# Start of DATASET CONTENT
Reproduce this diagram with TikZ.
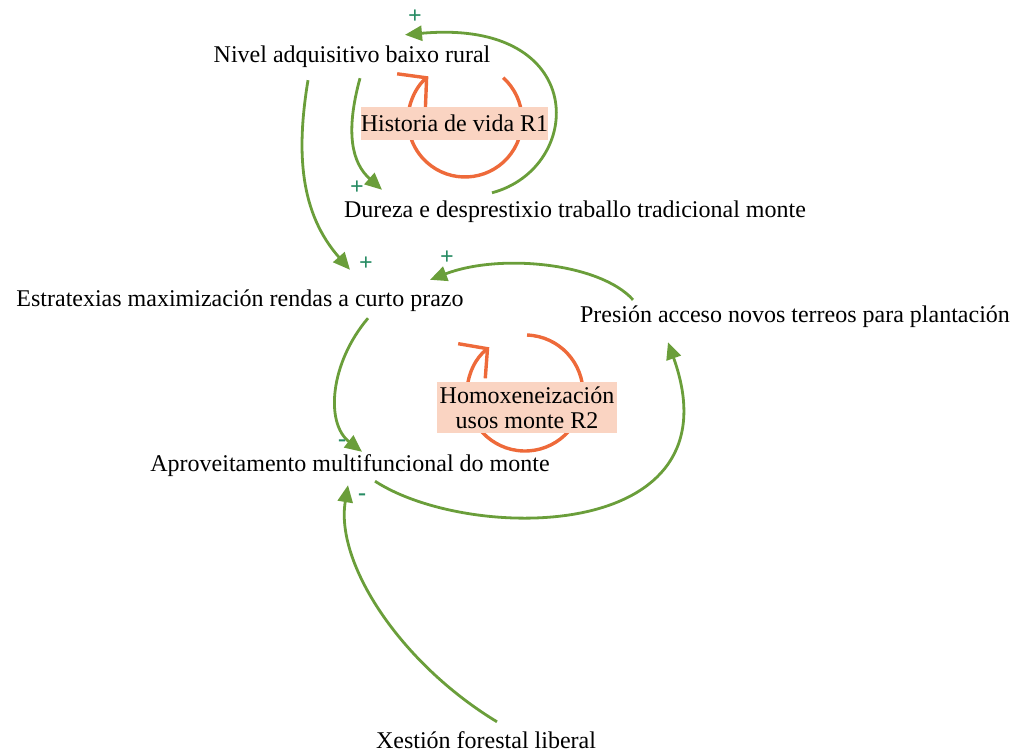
\documentclass[tikz,border=0pt]{standalone}
\usepackage{fontspec}
\setmainfont{Liberation Serif}
\usepackage{tikz}
\usetikzlibrary{arrows.meta}
\definecolor{loopgreen}{RGB}{106,158,58}
\definecolor{signteal}{RGB}{40,140,100}
\definecolor{looporange}{RGB}{238,106,58}
\definecolor{boxpeach}{RGB}{250,212,194}

\begin{document}
\begin{tikzpicture}[x=1pt,y=1pt,
  var/.style={font=\fontsize{24}{28}\selectfont, inner sep=2pt, text height=16pt, text depth=5pt},
  link/.style={draw=loopgreen, line width=2.8pt, -{Triangle[length=17pt,width=15pt]}},
  sign/.style={text=signteal, font=\fontsize{24}{24}\selectfont\bfseries, inner sep=0pt},
  loopline/.style={draw=looporange, line width=3.4pt, -{Straight Barb[length=20pt,width=44pt]}},
  loopbox/.style={fill=boxpeach, font=\fontsize{24}{25}\selectfont, inner sep=0pt, align=center}]
\useasboundingbox (0,0) rectangle (1018,753);

% Variables
\node[var] (niv) at (352,695.5) {Nivel adquisitivo baixo rural};
\node[var] (dur) at (575,540.5) {Dureza e desprestixio traballo tradicional monte};
\node[var] (est) at (240,452) {Estratexias maximización rendas a curto prazo};
\node[var] (pre) at (795,435.5) {Presión acceso novos terreos para plantación};
\node[var] (apr) at (350,287) {Aproveitamento multifuncional do monte};
\node[var] (xes) at (486,10.5) {Xestión forestal liberal};

% Loop R1
\draw[loopline] (465,633) ++(48:57) arc (48:-230:57);
\node[loopbox, minimum width=187pt, minimum height=33pt] (r1) at (454.5,629.5) {Historia de vida R1};

% Loop R2
\draw[loopline] (525,360) ++(88:58) arc (88:-232:58);
\node[loopbox, minimum width=180pt, minimum height=51pt] (r2) at (527,345.5) {Homoxeneización\\usos monte R2};

% Causal links
\draw[link] ([xshift=-83pt,yshift=7pt]dur.north) .. controls (585,585) and (590,735) .. ([xshift=53pt,yshift=10pt]niv.north);
\draw[link] ([xshift=8pt,yshift=-8pt]niv.south) .. controls (345,620) and (352,590) .. ([xshift=-193pt,yshift=10pt]dur.north);
\draw[link] ([xshift=-44pt,yshift=-10pt]niv.south) .. controls (296,600) and (300,540) .. ([xshift=110pt,yshift=18.5pt]est.north);
\draw[link] ([xshift=-162pt,yshift=5pt]pre.north) .. controls (600,490) and (500,500) .. ([xshift=190pt,yshift=8.5pt]est.north);
\draw[link] ([xshift=128pt,yshift=-4.5pt]est.south) .. controls (330,390) and (325,330) .. ([xshift=12pt,yshift=1.5pt]apr.north);
\draw[link] ([xshift=25pt,yshift=-2.5pt]apr.south) .. controls (470,210) and (740,210) .. ([xshift=-127pt,yshift=-12pt]pre.south);
\draw[link] ([xshift=11pt,yshift=8pt]xes.north) .. controls (400,90) and (335,190) .. ([xshift=-2pt,yshift=-6.5pt]apr.south);

% Polarities
\node[sign] (s1) at (415,736) {+};
\node[sign] (s2) at (357,565) {+};
\node[sign] (s3) at (366,489) {+};
\node[sign] (s4) at (447,495) {+};
\node[sign] (s5) at (342,310) {-};
\node[sign] (s6) at (362,256) {-};
\end{tikzpicture}
\end{document}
# End of DATASET CONTENT
Reproduce exactly the run of lines that opens the listing and closes with the line holding "(0,0) rectangle (1018,753);". Pictures are excluded.

▶ **THE REPLY**
Reproduce this diagram with TikZ.
\documentclass[tikz,border=0pt]{standalone}
\usepackage{fontspec}
\setmainfont{Liberation Serif}
\usepackage{tikz}
\usetikzlibrary{arrows.meta}
\definecolor{loopgreen}{RGB}{106,158,58}
\definecolor{signteal}{RGB}{40,140,100}
\definecolor{looporange}{RGB}{238,106,58}
\definecolor{boxpeach}{RGB}{250,212,194}

\begin{document}
\begin{tikzpicture}[x=1pt,y=1pt,
  var/.style={font=\fontsize{24}{28}\selectfont, inner sep=2pt, text height=16pt, text depth=5pt},
  link/.style={draw=loopgreen, line width=2.8pt, -{Triangle[length=17pt,width=15pt]}},
  sign/.style={text=signteal, font=\fontsize{24}{24}\selectfont\bfseries, inner sep=0pt},
  loopline/.style={draw=looporange, line width=3.4pt, -{Straight Barb[length=20pt,width=44pt]}},
  loopbox/.style={fill=boxpeach, font=\fontsize{24}{25}\selectfont, inner sep=0pt, align=center}]
\useasboundingbox (0,0) rectangle (1018,753);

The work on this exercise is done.